The collection began when my mother unearthed the one she’d given me at age 8: a Rudolph with his red nose. She brought it with her when she came to visit us in our new home in December 1979. We’d recently moved from the Indiana homeplace to sunny California. I missed the romance of new fallen snow and I missed my family. She gave me the snow globe with a smile and a hug, her flourishes of every encounter.
I began in earnest after receiving my Rudolph, adding a new one to commemorate one of the amazing experiences that I’d had that year: seeing Lion King on Broadway,our home remodel, a Christmas trip to Paris, marathon cookie baking. It was reminiscence, potent yet contained – snow without the chilled air that covered up delight when the white fluffy stuff swamped the yards, streets, and mall parking lots.

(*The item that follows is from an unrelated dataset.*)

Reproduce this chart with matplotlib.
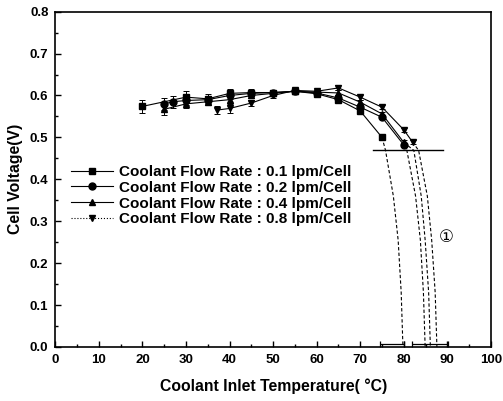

I recalled that plump-flaked, fluffy snowfall was always filled with such potential, but the reality, grayed by cinders to make the streets passable under gray skies and naked trees was sensory numbing and made everybody grumble. Not to mention that all people outside their warm homes were swaddled beyond recognition to endure an outing through the shoveled-up muck. Grumble, grumble, grumble.
Yeah, I am over it. I now relish the red of Liquid Amber trees, stately, well-shaped trees shedding their leaves upon carpets of green grass, sprinkled and manicured in robust California sunshine. Family and friends who live in snow country come to visit with us often to escape the very real dreariness of snow.